The Forensic Sciences (21071)
Year: 2nd
Term: 3rd
Number of ECTS credits: 6
Student hours: 150
Syllabus
The forensic sciences are useful for criminologists from two main perspectives, which are precisely what this course aims to examine:
a) External. A better understanding of the working and development of the criminal justice system involves having basic notions of the role of the forensic sciences, which is to say, of the application of science and technology to police and legal investigation, especially with regard to evidence. This means acquiring some knowledge of the scientific aspect of the forensic sciences: their nature, methods and most conspicuous manifestations, and also of the legal framework which conditions their practice and the validity of their findings.
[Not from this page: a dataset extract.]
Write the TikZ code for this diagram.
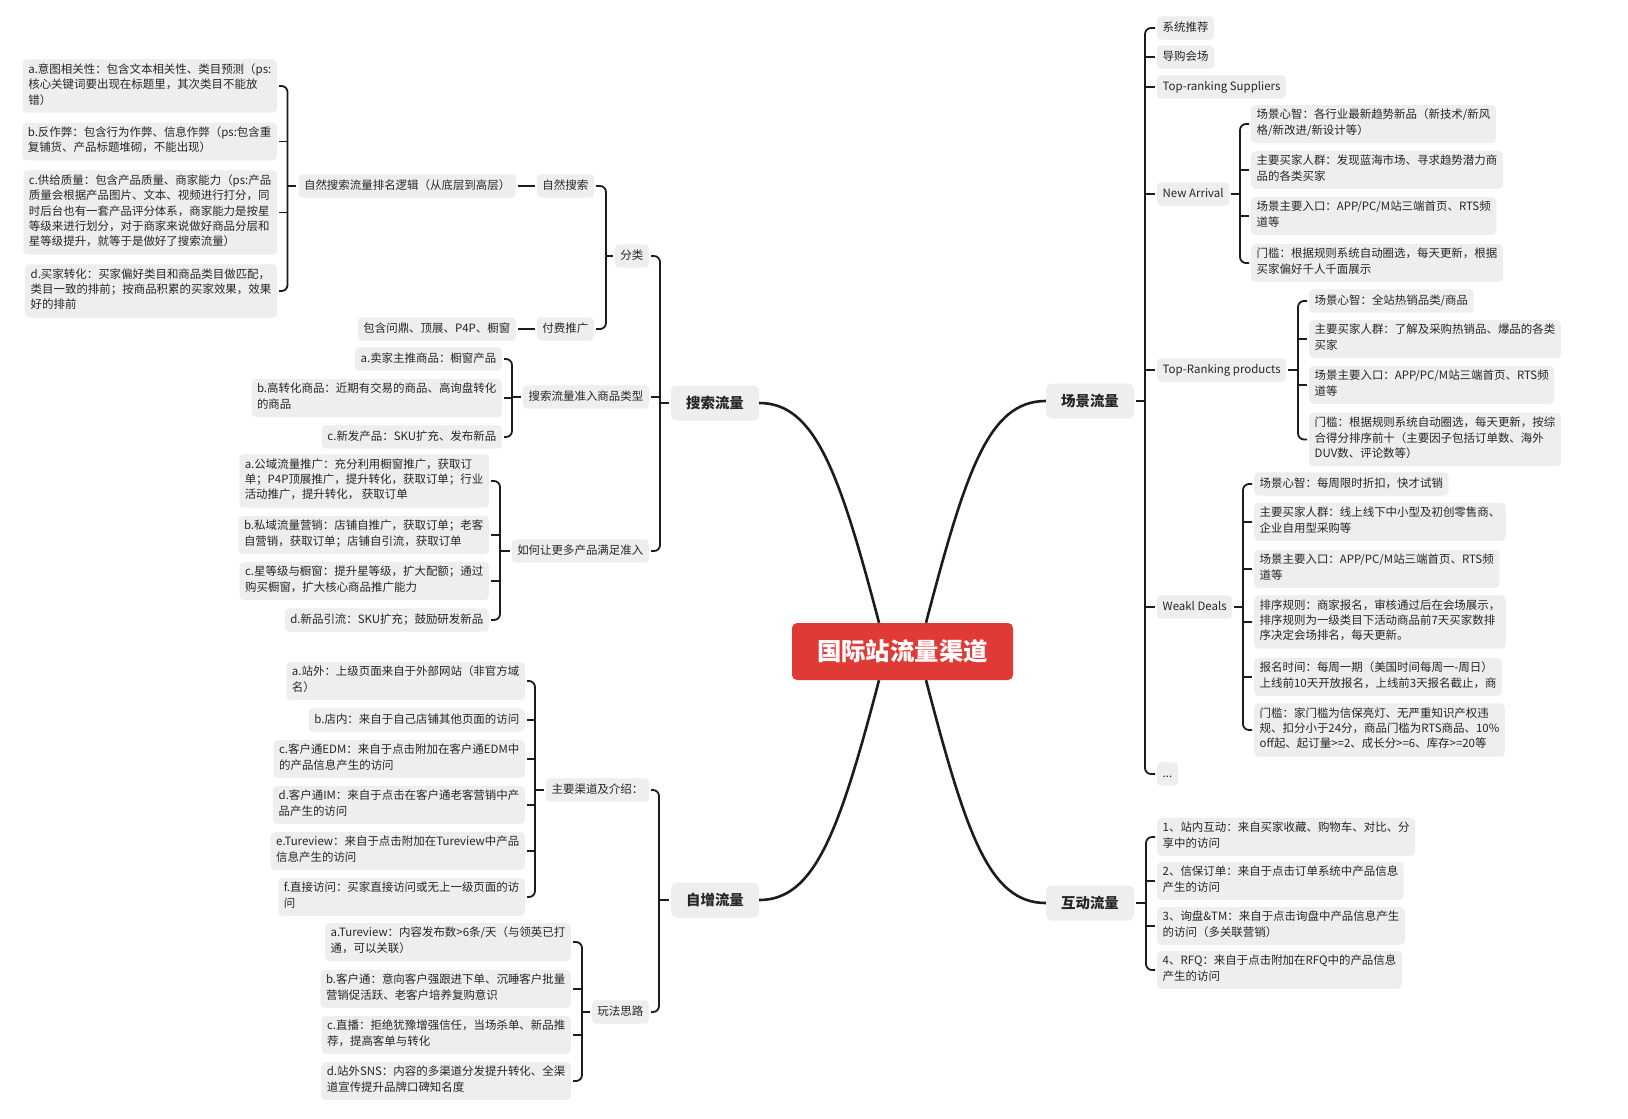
\documentclass[tikz,border=0pt]{standalone}
\usepackage{fontspec}
\setmainfont{Noto Sans CJK SC}
\usetikzlibrary{calc}
\definecolor{boxgray}{HTML}{EEEEEE}
\definecolor{txt}{HTML}{262626}
\definecolor{lnk}{HTML}{1C1C1C}
\definecolor{rootred}{HTML}{E03A36}
\begin{document}
\begin{tikzpicture}[x=1bp,y=-1bp,
  lf/.style={fill=boxgray,rounded corners=4bp,inner xsep=5.5bp,inner ysep=4bp,align=left,text=txt,
    font=\fontsize{11.5}{15.5}\selectfont,execute at begin node=\strut,execute at end node=\strut},
  lfl/.style={lf,anchor=east},
  lfr/.style={lf,anchor=west},
  lone/.style={fill=boxgray,rounded corners=6bp,minimum width=88bp,minimum height=35bp,inner sep=0pt,
    text=txt,font=\fontsize{14.5}{17}\selectfont\bfseries},
  rootnode/.style={fill=rootred,rounded corners=5bp,minimum width=221bp,minimum height=57bp,inner sep=0pt,
    text=white,font=\fontsize{24.5}{28}\selectfont\bfseries},
  mainln/.style={draw=lnk,line width=2.6bp},
  br/.style={draw=lnk,line width=1.8bp,rounded corners=6bp,shorten <=2bp,shorten >=2bp},
  cl/.style={draw=lnk,line width=1.8bp,shorten <=2bp},
  pl/.style={draw=lnk,line width=1.8bp,shorten >=2bp},
  ln/.style={draw=lnk,line width=1.8bp,shorten <=2bp,shorten >=2bp}]
\fill[white] (0,0) rectangle (1628,1118);
\useasboundingbox (0,0) rectangle (1628,1118);

% root and level 1
\node[rootnode] (root) at (902.5,651.5) {国际站流量渠道};
\node[lone] (ss) at (715,403) {搜索流量};
\node[lone] (cj) at (1090,401) {场景流量};
\node[lone] (zz) at (715,900) {自增流量};
\node[lone] (hd) at (1090,903) {互动流量};

\draw[mainln] ([xshift=-23.5bp]root.north) .. controls +(-40,-153) and +(55,0) .. (ss.east);
\draw[mainln] ([xshift=23.5bp]root.north) .. controls +(40,-153) and +(-57,0) .. (cj.west);
\draw[mainln] ([xshift=-23.5bp]root.south) .. controls +(-40,153) and +(55,0) .. (zz.east);
\draw[mainln] ([xshift=23.5bp]root.south) .. controls +(40,153) and +(-57,0) .. (hd.west);

% ---------- search traffic ----------
\node[lfl] (fl) at (649,256) {分类};
\node[lfl] (zr) at (649,397) {搜索流量准入商品类型};
\node[lfl] (hr) at (649,551) {如何让更多产品满足准入};
\node[lfl] (zrss) at (594,186) {自然搜索};
\node[lfl] (ffcg) at (594,329) {付费推广};
\node[lfl] (nsl) at (516,186) {自然搜索流量排名逻辑（从底层到高层）};
\node[lfl] (pp) at (516,329) {包含问鼎、顶展、P4P、橱窗};
\node[lfl] (A1) at (277,86) {a.意图相关性：包含文本相关性、类目预测（ps:\\核心关键词要出现在标题里，其次类目不能放\\错）};
\node[lfl] (A2) at (277,141.5) {b.反作弊：包含行为作弊、信息作弊（ps:包含重\\复铺货、产品标题堆砌，不能出现）};
\node[lfl] (A3) at (277,212.5) {c.供给质量：包含产品质量、商家能力（ps:产品\\质量会根据产品图片、文本、视频进行打分，同\\时后台也有一套产品评分体系，商家能力是按星\\等级来进行划分，对于商家来说做好商品分层和\\星等级提升，就等于是做好了搜索流量）};
\node[lfl] (A4) at (277,291) {d.买家转化：买家偏好类目和商品类目做匹配，\\类目一致的排前；按商品积累的买家效果，效果\\好的排前};
\node[lfl] (B1) at (502,359) {a.卖家主推商品：橱窗产品};
\node[lfl] (B2) at (502,398) {b.高转化商品：近期有交易的商品、高询盘转化\\的商品};
\node[lfl] (B3) at (502,437) {c.新发产品：SKU扩充、发布新品};
\node[lfl] (C1) at (489,481) {a.公域流量推广：充分利用橱窗推广，获取订\\单；P4P顶展推广，提升转化，获取订单；行业\\活动推广，提升转化， 获取订单};
\node[lfl] (C2) at (489,535) {b.私域流量营销：店铺自推广，获取订单；老客\\自营销，获取订单；店铺自引流，获取订单};
\node[lfl] (C3) at (489,581) {c.星等级与橱窗：提升星等级，扩大配额；通过\\购买橱窗，扩大核心商品推广能力};
\node[lfl] (C4) at (489,620) {d.新品引流：SKU扩充；鼓励研发新品};

\coordinate (sp0) at (660,403);
\draw[br] (fl.east) -| (sp0) |- (hr.east);
\draw[cl] (zr.east) -- (zr.east -| sp0);
\draw[pl] (sp0) -- (ss.west);

\coordinate (sp1) at (606,256);
\draw[br] (zrss.east) -| (sp1) |- (ffcg.east);
\draw[pl] (sp1) -- (fl.west);
\draw[ln] (nsl.east) -- (zrss.west);
\draw[ln] (pp.east) -- (ffcg.west);

\coordinate (sp2) at (287.5,186);
\draw[br] (A1.east) -| (sp2) |- (A4.east);
\draw[cl] (A2.east) -- (A2.east -| sp2);
\draw[cl] (A3.east) -- (A3.east -| sp2);
\draw[pl] (sp2) -- (nsl.west);

\coordinate (sp3) at (512,397);
\draw[br] (B1.east) -| (sp3) |- (B3.east);
\draw[cl] (B2.east) -- (B2.east -| sp3);
\draw[pl] (sp3) -- (zr.west);

\coordinate (sp4) at (500,551);
\draw[br] (C1.east) -| (sp4) |- (C4.east);
\draw[cl] (C2.east) -- (C2.east -| sp4);
\draw[cl] (C3.east) -- (C3.east -| sp4);
\draw[pl] (sp4) -- (hr.west);

% ---------- self-growth traffic ----------
\node[lfl] (qd) at (649,790) {主要渠道及介绍：};
\node[lfl] (wf) at (649,1012) {玩法思路};
\node[lfl] (D1) at (525,681) {a.站外：上级页面来自于外部网站（非官方域\\名）};
\node[lfl] (D2) at (525,720) {b.店内：来自于自己店铺其他页面的访问};
\node[lfl] (D3) at (525,759) {c.客户通EDM：来自于点击附加在客户通EDM中\\的产品信息产生的访问};
\node[lfl] (D4) at (525,805) {d.客户通IM：来自于点击在客户通老客营销中产\\品产生的访问};
\node[lfl] (D5) at (525,851) {e.Tureview：来自于点击附加在Tureview中产品\\信息产生的访问};
\node[lfl] (D6) at (525,897) {f.直接访问：买家直接访问或无上一级页面的访\\问};
\node[lfl] (E1) at (571,942) {a.Tureview：内容发布数>6条/天（与领英已打\\通，可以关联）};
\node[lfl] (E2) at (571,989) {b.客户通：意向客户强跟进下单、沉睡客户批量\\营销促活跃、老客户培养复购意识};
\node[lfl] (E3) at (571,1035) {c.直播：拒绝犹豫增强信任，当场杀单、新品推\\荐，提高客单与转化};
\node[lfl] (E4) at (571,1081) {d.站外SNS：内容的多渠道分发提升转化、全渠\\道宣传提升品牌口碑知名度};

\coordinate (sp5) at (659,900);
\draw[br] (qd.east) -| (sp5) |- (wf.east);
\draw[pl] (sp5) -- (zz.west);

\coordinate (sp6) at (535,790);
\draw[br] (D1.east) -| (sp6) |- (D6.east);
\draw[cl] (D2.east) -- (D2.east -| sp6);
\draw[cl] (D3.east) -- (D3.east -| sp6);
\draw[cl] (D4.east) -- (D4.east -| sp6);
\draw[cl] (D5.east) -- (D5.east -| sp6);
\draw[pl] (sp6) -- (qd.west);

\coordinate (sp7) at (582,1012);
\draw[br] (E1.east) -| (sp7) |- (E4.east);
\draw[cl] (E2.east) -- (E2.east -| sp7);
\draw[cl] (E3.east) -- (E3.east -| sp7);
\draw[pl] (sp7) -- (wf.west);

% ---------- scene traffic ----------
\node[lfr] (R1) at (1157,28) {系统推荐};
\node[lfr] (R2) at (1157,57) {导购会场};
\node[lfr] (R3) at (1157,87) {Top-ranking Suppliers};
\node[lfr] (R4) at (1157,194) {New Arrival};
\node[lfr] (R5) at (1157,370) {Top-Ranking products};
\node[lfr] (R6) at (1157,607) {Weakl Deals};
\node[lfr] (R7) at (1157,774) {...};
\node[lfr] (N1) at (1251,124) {场景心智：各行业最新趋势新品（新技术/新风\\格/新改进/新设计等）};
\node[lfr] (N2) at (1251,170) {主要买家人群：发现蓝海市场、寻求趋势潜力商\\品的各类买家};
\node[lfr] (N3) at (1251,216) {场景主要入口：APP/PC/M站三端首页、RTS频\\道等};
\node[lfr] (N4) at (1251,263) {门槛：根据规则系统自动圈选，每天更新，根据\\买家偏好千人千面展示};
\node[lfr] (T1) at (1309,301) {场景心智：全站热销品类/商品};
\node[lfr] (T2) at (1309,339) {主要买家人群：了解及采购热销品、爆品的各类\\买家};
\node[lfr] (T3) at (1309,385) {场景主要入口：APP/PC/M站三端首页、RTS频\\道等};
\node[lfr] (T4) at (1309,439.5) {门槛：根据规则系统自动圈选，每天更新，按综\\合得分排序前十（主要因子包括订单数、海外\\DUV数、评论数等）};
\node[lfr] (W1) at (1254,484) {场景心智：每周限时折扣，快才试销};
\node[lfr] (W2) at (1254,522) {主要买家人群：线上线下中小型及初创零售商、\\企业自用型采购等};
\node[lfr] (W3) at (1254,569) {场景主要入口：APP/PC/M站三端首页、RTS频\\道等};
\node[lfr] (W4) at (1254,622) {排序规则：商家报名，审核通过后在会场展示，\\排序规则为一级类目下活动商品前7天买家数排\\序决定会场排名，每天更新。};
\node[lfr] (W5) at (1254,677) {报名时间：每周一期（美国时间每周一-周日）\\上线前10天开放报名，上线前3天报名截止，商};
\node[lfr] (W6) at (1254,730) {门槛：家门槛为信保亮灯、无严重知识产权违\\规、扣分小于24分，商品门槛为RTS商品、10\%\\off起、起订量>=2、成长分>=6、库存>=20等};

\coordinate (sp8) at (1145,401);
\draw[br] (R1.west) -| (sp8) |- (R7.west);
\draw[cl] (R2.west) -- (R2.west -| sp8);
\draw[cl] (R3.west) -- (R3.west -| sp8);
\draw[cl] (R4.west) -- (R4.west -| sp8);
\draw[cl] (R5.west) -- (R5.west -| sp8);
\draw[cl] (R6.west) -- (R6.west -| sp8);
\draw[pl] (sp8) -- (cj.east);

\coordinate (sp9) at (1240,194);
\draw[br] (N1.west) -| (sp9) |- (N4.west);
\draw[cl] (N2.west) -- (N2.west -| sp9);
\draw[cl] (N3.west) -- (N3.west -| sp9);
\draw[pl] (sp9) -- (R4.east);

\coordinate (sp10) at (1298,370);
\draw[br] (T1.west) -| (sp10) |- (T4.west);
\draw[cl] (T2.west) -- (T2.west -| sp10);
\draw[cl] (T3.west) -- (T3.west -| sp10);
\draw[pl] (sp10) -- (R5.east);

\coordinate (sp11) at (1243,607);
\draw[br] (W1.west) -| (sp11) |- (W6.west);
\draw[cl] (W2.west) -- (W2.west -| sp11);
\draw[cl] (W3.west) -- (W3.west -| sp11);
\draw[cl] (W4.west) -- (W4.west -| sp11);
\draw[cl] (W5.west) -- (W5.west -| sp11);
\draw[pl] (sp11) -- (R6.east);

% ---------- interaction traffic ----------
\node[lfr] (I1) at (1157,837) {1、站内互动：来自买家收藏、购物车、对比、分\\享中的访问};
\node[lfr] (I2) at (1157,881) {2、信保订单：来自于点击订单系统中产品信息\\产生的访问};
\node[lfr] (I3) at (1157,926) {3、询盘\&TM：来自于点击询盘中产品信息产生\\的访问（多关联营销）};
\node[lfr] (I4) at (1157,970) {4、RFQ：来自于点击附加在RFQ中的产品信息\\产生的访问};

\coordinate (sp12) at (1146,903);
\draw[br] (I1.west) -| (sp12) |- (I4.west);
\draw[cl] (I2.west) -- (I2.west -| sp12);
\draw[cl] (I3.west) -- (I3.west -| sp12);
\draw[pl] (sp12) -- (hd.east);
\end{tikzpicture}
\end{document}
b) Internal. When criminological knowledge is applied to specific cases to enlighten illustrate and advise legal experts in their decision-making, criminology becomes a forensic science, forensic criminology. In effect, criminology can be helpful in police work (in criminal profiling, for example), during trials (via expert criminological reports) and while the sentence is being served. The aim here is not to acquire knowledge to be applied to specific cases (this is dealt with on other Criminology degree courses) but to learn about the legal framework within which the practical application of criminology is necessarily carried out and how to fulfil the formal and material requirements that this involves.
- Contents section 1: Introduction
- Introduction: the forensic sciences, criminal investigation, and forensic criminology.
- Fundamental characteristics of the investigation of crime and criminal proceedings.
- Institutional organisation of investigation and forensic evidence.
- Contents section 2. Legal aspects of investigation and forensic evidence
- Evidence in criminal proceedings. Expert reports and evidence.
- Legal regime and constitutional limits to investigation and forensic evidence.
- Ethical-legal challenges in the sciences and forensic investigation.
- Scientific knowledge's problems of access to criminal proceedings.
- Contents section 3. Forensic Criminology
- Applying criminological knowledge to specific cases.
- Criminological experts. Other reports in criminal proceedings.
- Criminological reports while the sentence is being served, in juvenile criminal law and other sectors.
- Structure of criminological reports: subject, object and ends. Producing criminological reports.
- Criminology's contribution to criminal investigation: criminal profiling.
- Contents section 4. The forensic sciences
1. Science as a tool in criminal investigation and criminal proceedings: the forensic sciences.
2. The nature and method of the sciences and forensic investigation.
- Contents section 5. Forensic medicine, psychiatry and psychology
- Legal and forensic medicine
- Forensic psychiatry
- Forensic psychology
- Contents section 6. Other forensic sciences
- Forensic biology.
- Forensic chemistry: drugs and toxicology and other related areas.
- Other areas of the forensic sciences and criminal investigation: fingerprinting, computing, linguistics, graphology, etc.
- New frontiers: neurosciences and other contributions from behavioural biology.